Breaking Out of Teacher Silos

Let’s talk about silos. Professional silos.

Fun fact: I’m from rural Kansas and silos mean something really different in the ag world than they do in the office world. So even though I kind of dig silos in a country setting (my childhood bestie had a sweet cow painted on her family’s silo), I’ve never been a fan of them in a professional setting.

In agriculture, the purpose of a silo is to store grain temporarily — it’s not the final resting place for its contents. The grain stored in silos is intended to be shipped out to feed animals and humans and to grow more crops. If grain remains in a silo too long it spoils and is wasted.

There’s a lesson here for educators. Silos are damaging in every workplace but I find them especially dangerous in education. Often we’re so busy within our own classroom we find ourselves accidentally living in a silo. The solution is to openly share what we’re doing and learning, what works, and why. But how?

Breaking Out of Our Teacher-to-Teacher Silos

The first step to getting that knowledge out into the world is lateral transparency in our schools. Our peers are some of our most relevant resources for feedback and inspiration. Some of the best teaching guidance I ever received was from one of my paraeducators, a retired English teacher, who spent hours upon hours in my room each week. The time we spent brainstorming lesson improvements and the open line of communication for her to give me positive and negative feedback led to some of my most brilliant lessons and is undoubtedly responsible for a large portion of my professional growth.

Robert Kaplinsky’s blog post on #observeme is a great study on facilitating intentional interaction between educators. The original idea was to extend an open invitation to peers to drop in to observe your class and provide you with feedback afterward.

Pear Deck’s Student Takeaway feature would be a great way to convey peer observation feedback. The observer could jot down his or her responses right into their Student Takeaway document for the presenter to read later. Furthermore, because all Pear Decks live in your Google Drive, why not share your Decks folder with other teachers as a way to inspire one another and provide clarity into what you’re teaching in your classroom?

I could go on and on about the benefits of lateral transparency and the dangers of isolating teachers from one another, but I’ll save that for another day.

Harnessing the Teacher Evaluation Process for Good

In the last five to seven years, mandates to implement system-wide teacher evaluation programs have swept across the states. Although there’s been heated debate about hot to approach and implement mandates, the ideas behind these initiatives are largely healthy. The intent is to set clear expectations for teachers and provide school leadership with insight into a teacher’s process and professional growth.

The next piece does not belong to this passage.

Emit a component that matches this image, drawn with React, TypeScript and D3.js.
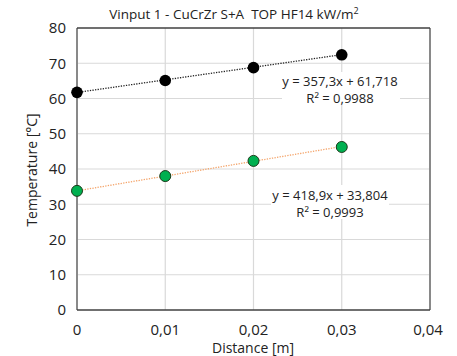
import React from "react";
import * as d3 from "d3";

const distances = [0, 0.01, 0.02, 0.03];
const topTemps = [61.75, 65.1, 68.75, 72.4];
const bottomTemps = [33.8, 38.0, 42.3, 46.25];
const topFit = { slope: 357.3, intercept: 61.718 };
const bottomFit = { slope: 418.9, intercept: 33.804 };
const xTicks = [0, 0.01, 0.02, 0.03, 0.04];
const yTicks = [0, 10, 20, 30, 40, 50, 60, 70, 80];
const topLabel = ["y = 357,3x + 61,718", "R² = 0,9988"];
const bottomLabel = ["y = 418,9x + 33,804", "R² = 0,9993"];

const W = 457, H = 356;
const L = 77, R = 430, T = 28, B = 310;
const FONT = "'Open Sans', 'Liberation Sans', sans-serif";

export default function App() {
  const x = d3.scaleLinear().domain([0, 0.04]).range([L, R]);
  const y = d3.scaleLinear().domain([0, 80]).range([B, T]);
  const fmt = (v: number) => (v === 0 ? "0" : d3.format(".2f")(v).replace(".", ","));
  const fitLine = (f: { slope: number; intercept: number }) =>
    d3.line<number>().x((d) => x(d)).y((d) => y(f.slope * d + f.intercept))([0, 0.03]) as string;

  return (
    <svg width={W} height={H} style={{ position: "absolute", left: 0, top: 0, background: "#fff" }} fontFamily={FONT}>
      <rect width={W} height={H} fill="#fff" />
      {/* gridlines */}
      {yTicks.filter((t) => t > 0 && t < 80).map((t) => (
        <line key={"gy" + t} x1={L} x2={R} y1={y(t)} y2={y(t)} stroke="#d9d9d9" strokeWidth={1.2} />
      ))}
      {xTicks.filter((t) => t > 0 && t < 0.04).map((t) => (
        <line key={"gx" + t} x1={x(t)} x2={x(t)} y1={T} y2={B} stroke="#d9d9d9" strokeWidth={1.2} />
      ))}
      {/* borders */}
      <line x1={L} x2={L} y1={T} y2={B} stroke="#898989" strokeWidth={2} />
      <line x1={R} x2={R} y1={T} y2={B} stroke="#898989" strokeWidth={2} />
      <line x1={L} x2={R} y1={T} y2={T} stroke="#404040" strokeWidth={1.5} />
      <line x1={L} x2={R} y1={B} y2={B} stroke="#404040" strokeWidth={1.5} />
      {/* trendlines */}
      <path d={fitLine(topFit)} stroke="#222" strokeWidth={1.3} strokeDasharray="1.3,1.3" fill="none" />
      <path d={fitLine(bottomFit)} stroke="#f4a46a" strokeWidth={1.3} strokeDasharray="1.3,1.3" fill="none" />
      {/* labels */}
      <rect x={282} y={72} width={118} height={33} fill="#fff" />
      <text x={340} y={86} textAnchor="middle" fontSize={13} fill="#222">{topLabel[0]}</text>
      <text x={340} y={103} textAnchor="middle" fontSize={13} fill="#222">{topLabel[1]}</text>
      <rect x={271} y={185} width={118} height={34} fill="#fff" />
      <text x={330} y={199.5} textAnchor="middle" fontSize={13} fill="#222">{bottomLabel[0]}</text>
      <text x={330} y={216.5} textAnchor="middle" fontSize={13} fill="#222">{bottomLabel[1]}</text>
      {/* markers */}
      {distances.map((d, i) => (
        <circle key={"t" + i} cx={x(d)} cy={y(topTemps[i])} r={5.8} fill="#000" />
      ))}
      {distances.map((d, i) => (
        <circle key={"b" + i} cx={x(d)} cy={y(bottomTemps[i])} r={5.5} fill="#00b050" stroke="#1a3a1a" strokeWidth={1} />
      ))}
      {/* y tick labels */}
      {yTicks.map((t) => (
        <text key={"yl" + t} x={L - 11} y={y(t)} dy="0.35em" textAnchor="end" fontSize={15} fill="#222">{t}</text>
      ))}
      {/* x tick labels */}
      {xTicks.map((t) => (
        <text key={"xl" + t} x={x(t) + (t === 0.04 ? -2 : 0)} y={335} textAnchor="middle" fontSize={15} fill="#222">{fmt(t)}</text>
      ))}
      <text x={253} y={353} textAnchor="middle" fontSize={14} fill="#222">Distance [m]</text>
      <text transform={`translate(37,170) rotate(-90)`} textAnchor="middle" fontSize={14} fill="#222">Temperature [°C]</text>
      <text x={234} y={19} textAnchor="middle" fontSize={13.5} fill="#222" xmlSpace="preserve">{"Vinput 1 - CuCrZr S+A\u00A0 TOP HF14 kW/m"}<tspan fontSize={9} dy={-5}>2</tspan></text>
    </svg>
  );
}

There are numerous frameworks to choose from, but the one I like best and have become most familiar with is the Charlotte Danielson framework. I especially like it because its domains, especially Domain 3: Instruction, align so closely to the purpose and functionality of Pear Deck.

Let me show you what I mean. Here are a few examples of “highly effective” criteria from Domain 3 and how Pear Deck can help teachers meet them.

  1. 3a: Teachers use rich language, offering brief vocabulary lessons where appropriate.
    Did someone say Flashcard Factory? Pear Deck’s vocabulary game is a perfect way to offer brief a vocabulary lesson during a lesson.
  2. 3b: The teacher calls on most students, even those who don’t initially volunteer.
    I love this because Pear Deck offers a sneaky way to “call” on every student. With the teacher dashboard offered in Pear Deck’s premium version, a teacher can highlight and project exemplary student responses, allowing students’ voices to be heard whether they raise their hands or not. Better yet, a student’s “win” can be publicly (anonymously) touted while keeping “losses” private — just between student and teacher.
  3. 3c: Virtually all students students are highly engaged in the lesson.
    Why settle for anything less than 100% engagement? The heart of Pear Deck is the drive to achieve 100% student engagement during every lesson.
  4. 3d Teacher monitoring of student understanding is sophisticated and continuous.
    The free version of Pear Deck allows continuous monitoring, as a teacher can see the answers come through on the projector view. The Premium version gives you even more power with access to the Teacher Dashboard which lets you to see each individual’s answer.
  5. 3e Teacher successfully makes a minor modification to the lesson as needed.
    With the “Ask a New Question” button, teachers can add new questions or re-ask questions on the fly. This function is perfect for real-time scaffolding when the response data shows not every student is tracking at the intended level.

So what’s In Your Silo?

Do you see what I’m getting at? If we hold our knowledge, our inspiration and our resources captive inside our classroom silo, the resources we hold onto ultimately go to waste. Rather, let’s share out what we know — and what we don’t know — for the growth and edification of those around us.